▸ **Code that draws figures**:
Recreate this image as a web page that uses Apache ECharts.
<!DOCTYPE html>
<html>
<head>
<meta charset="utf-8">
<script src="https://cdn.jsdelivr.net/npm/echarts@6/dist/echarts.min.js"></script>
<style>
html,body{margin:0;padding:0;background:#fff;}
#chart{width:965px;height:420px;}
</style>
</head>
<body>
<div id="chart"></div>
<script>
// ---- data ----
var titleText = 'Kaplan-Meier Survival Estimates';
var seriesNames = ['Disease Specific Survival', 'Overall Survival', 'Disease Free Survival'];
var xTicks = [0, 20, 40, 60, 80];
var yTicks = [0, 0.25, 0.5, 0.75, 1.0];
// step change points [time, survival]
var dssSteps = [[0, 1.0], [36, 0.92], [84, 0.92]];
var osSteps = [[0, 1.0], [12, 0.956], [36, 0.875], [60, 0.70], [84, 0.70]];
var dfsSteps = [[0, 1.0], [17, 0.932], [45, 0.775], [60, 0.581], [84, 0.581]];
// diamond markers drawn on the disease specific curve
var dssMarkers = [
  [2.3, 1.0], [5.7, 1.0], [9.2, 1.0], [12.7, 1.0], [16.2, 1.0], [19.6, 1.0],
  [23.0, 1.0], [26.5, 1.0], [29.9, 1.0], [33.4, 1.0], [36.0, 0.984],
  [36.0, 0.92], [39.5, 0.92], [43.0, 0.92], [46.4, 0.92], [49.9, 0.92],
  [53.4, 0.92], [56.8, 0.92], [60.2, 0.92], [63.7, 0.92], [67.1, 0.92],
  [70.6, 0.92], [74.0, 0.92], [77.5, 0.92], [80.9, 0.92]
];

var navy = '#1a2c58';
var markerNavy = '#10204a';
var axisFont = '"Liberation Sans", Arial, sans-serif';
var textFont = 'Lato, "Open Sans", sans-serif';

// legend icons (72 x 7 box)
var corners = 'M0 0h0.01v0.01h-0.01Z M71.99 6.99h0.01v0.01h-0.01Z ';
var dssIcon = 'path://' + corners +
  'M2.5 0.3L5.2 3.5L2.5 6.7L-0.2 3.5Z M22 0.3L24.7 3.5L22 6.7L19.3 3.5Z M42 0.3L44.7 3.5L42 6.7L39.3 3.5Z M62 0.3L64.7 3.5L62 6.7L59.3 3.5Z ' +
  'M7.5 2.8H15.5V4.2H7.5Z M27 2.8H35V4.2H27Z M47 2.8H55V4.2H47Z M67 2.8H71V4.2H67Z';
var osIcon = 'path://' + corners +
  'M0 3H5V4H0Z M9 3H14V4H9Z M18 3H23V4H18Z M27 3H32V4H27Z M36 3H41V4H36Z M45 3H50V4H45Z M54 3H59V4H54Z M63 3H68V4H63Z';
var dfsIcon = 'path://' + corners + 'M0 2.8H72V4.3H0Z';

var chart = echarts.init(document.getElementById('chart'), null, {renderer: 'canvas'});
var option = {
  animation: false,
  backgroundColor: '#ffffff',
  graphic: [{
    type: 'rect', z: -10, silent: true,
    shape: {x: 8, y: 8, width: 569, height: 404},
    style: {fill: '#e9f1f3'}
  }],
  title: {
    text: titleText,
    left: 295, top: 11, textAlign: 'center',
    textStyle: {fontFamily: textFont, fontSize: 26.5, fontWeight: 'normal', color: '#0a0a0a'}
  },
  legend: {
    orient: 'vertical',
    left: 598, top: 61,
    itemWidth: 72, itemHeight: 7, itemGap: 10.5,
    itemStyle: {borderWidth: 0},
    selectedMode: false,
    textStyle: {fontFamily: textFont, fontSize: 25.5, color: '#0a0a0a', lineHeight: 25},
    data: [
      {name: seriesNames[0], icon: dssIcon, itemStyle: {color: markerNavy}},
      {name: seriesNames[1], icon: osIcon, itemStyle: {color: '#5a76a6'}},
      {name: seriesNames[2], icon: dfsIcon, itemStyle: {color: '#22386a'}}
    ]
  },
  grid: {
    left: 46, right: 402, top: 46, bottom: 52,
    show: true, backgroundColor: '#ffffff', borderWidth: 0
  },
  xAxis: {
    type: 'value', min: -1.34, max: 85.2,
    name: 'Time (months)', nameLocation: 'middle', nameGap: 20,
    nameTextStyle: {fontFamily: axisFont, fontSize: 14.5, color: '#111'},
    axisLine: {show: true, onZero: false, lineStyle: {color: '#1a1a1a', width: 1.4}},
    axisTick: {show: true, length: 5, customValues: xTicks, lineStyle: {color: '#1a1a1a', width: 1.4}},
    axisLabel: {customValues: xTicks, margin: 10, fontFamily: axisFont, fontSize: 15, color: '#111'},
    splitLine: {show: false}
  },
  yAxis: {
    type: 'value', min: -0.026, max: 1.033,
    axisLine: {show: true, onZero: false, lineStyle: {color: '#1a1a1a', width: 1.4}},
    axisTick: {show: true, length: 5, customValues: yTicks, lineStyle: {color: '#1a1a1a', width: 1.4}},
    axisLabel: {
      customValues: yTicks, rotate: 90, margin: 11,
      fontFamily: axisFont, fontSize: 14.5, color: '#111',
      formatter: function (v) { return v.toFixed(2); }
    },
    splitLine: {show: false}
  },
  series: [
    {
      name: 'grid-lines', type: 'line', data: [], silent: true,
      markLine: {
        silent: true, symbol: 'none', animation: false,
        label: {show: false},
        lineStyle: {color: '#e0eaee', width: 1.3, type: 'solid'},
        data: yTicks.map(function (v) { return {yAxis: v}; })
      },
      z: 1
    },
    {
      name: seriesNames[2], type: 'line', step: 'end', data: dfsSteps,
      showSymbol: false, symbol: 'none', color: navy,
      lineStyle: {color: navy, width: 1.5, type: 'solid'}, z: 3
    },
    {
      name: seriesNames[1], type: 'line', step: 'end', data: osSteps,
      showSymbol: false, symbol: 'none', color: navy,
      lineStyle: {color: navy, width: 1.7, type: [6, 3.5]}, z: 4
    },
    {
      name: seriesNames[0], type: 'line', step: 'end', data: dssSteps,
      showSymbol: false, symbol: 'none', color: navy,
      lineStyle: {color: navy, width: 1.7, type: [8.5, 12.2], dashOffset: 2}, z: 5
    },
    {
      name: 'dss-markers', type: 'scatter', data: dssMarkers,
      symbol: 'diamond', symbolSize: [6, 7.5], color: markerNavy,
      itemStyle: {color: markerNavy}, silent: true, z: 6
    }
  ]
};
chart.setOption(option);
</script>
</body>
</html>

...

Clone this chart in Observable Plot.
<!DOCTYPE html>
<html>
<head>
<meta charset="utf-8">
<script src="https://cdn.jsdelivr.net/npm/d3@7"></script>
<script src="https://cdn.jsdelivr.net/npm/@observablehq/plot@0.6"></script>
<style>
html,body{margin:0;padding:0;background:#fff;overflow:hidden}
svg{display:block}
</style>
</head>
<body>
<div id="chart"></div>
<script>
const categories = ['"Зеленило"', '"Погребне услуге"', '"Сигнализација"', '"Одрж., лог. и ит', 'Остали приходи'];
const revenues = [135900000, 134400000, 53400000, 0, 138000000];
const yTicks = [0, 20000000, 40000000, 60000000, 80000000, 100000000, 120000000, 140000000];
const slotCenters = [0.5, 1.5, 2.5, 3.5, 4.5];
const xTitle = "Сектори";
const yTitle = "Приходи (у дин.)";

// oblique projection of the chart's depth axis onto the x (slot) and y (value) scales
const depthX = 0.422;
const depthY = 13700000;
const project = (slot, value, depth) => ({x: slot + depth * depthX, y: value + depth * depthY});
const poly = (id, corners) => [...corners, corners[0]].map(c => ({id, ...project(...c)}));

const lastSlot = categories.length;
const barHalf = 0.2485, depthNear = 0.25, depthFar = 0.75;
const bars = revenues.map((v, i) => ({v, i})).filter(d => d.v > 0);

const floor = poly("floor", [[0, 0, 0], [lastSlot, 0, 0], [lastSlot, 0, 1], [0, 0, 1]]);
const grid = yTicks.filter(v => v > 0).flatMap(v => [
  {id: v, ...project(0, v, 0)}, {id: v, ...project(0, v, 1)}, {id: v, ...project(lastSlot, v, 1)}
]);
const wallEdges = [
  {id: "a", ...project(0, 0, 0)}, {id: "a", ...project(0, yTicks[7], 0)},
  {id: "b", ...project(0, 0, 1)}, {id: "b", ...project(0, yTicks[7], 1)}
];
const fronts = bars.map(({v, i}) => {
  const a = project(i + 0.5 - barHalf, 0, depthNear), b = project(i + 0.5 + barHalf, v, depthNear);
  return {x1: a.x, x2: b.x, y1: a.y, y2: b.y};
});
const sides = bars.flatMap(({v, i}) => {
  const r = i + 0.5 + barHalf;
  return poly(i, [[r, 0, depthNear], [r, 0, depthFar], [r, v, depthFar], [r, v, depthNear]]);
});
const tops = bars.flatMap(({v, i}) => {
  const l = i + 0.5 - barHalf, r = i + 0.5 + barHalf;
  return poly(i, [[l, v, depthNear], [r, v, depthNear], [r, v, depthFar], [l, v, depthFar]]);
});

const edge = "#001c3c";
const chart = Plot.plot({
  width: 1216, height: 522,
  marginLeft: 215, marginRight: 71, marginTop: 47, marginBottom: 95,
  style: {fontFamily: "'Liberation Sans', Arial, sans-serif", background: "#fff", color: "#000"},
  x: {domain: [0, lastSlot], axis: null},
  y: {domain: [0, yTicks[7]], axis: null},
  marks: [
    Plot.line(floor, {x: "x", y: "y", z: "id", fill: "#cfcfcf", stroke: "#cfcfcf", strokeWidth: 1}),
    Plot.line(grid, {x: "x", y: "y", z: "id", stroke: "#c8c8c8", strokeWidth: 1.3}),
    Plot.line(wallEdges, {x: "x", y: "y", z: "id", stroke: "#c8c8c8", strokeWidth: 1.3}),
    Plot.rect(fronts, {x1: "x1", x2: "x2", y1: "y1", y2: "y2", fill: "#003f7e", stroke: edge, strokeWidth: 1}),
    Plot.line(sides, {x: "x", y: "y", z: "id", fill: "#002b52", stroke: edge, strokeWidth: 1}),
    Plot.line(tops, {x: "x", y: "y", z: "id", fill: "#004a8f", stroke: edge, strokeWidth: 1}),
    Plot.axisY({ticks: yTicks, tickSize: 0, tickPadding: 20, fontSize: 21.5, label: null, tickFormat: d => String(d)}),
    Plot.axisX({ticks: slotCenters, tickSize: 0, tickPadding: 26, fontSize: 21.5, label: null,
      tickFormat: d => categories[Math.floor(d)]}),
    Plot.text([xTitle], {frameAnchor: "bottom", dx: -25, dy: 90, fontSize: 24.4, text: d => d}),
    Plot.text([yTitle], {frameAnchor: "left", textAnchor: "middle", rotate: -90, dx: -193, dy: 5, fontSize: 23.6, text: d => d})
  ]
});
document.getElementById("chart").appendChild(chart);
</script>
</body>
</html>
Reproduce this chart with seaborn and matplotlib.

▸ **SHORT EXERCISE**: Using the listing above, locate the lines that hold "this" and copy each one.

▸ **FINAL RESULT**:
Recreate this image as a web page that uses Apache ECharts.
Clone this chart in Observable Plot.
Reproduce this chart with seaborn and matplotlib.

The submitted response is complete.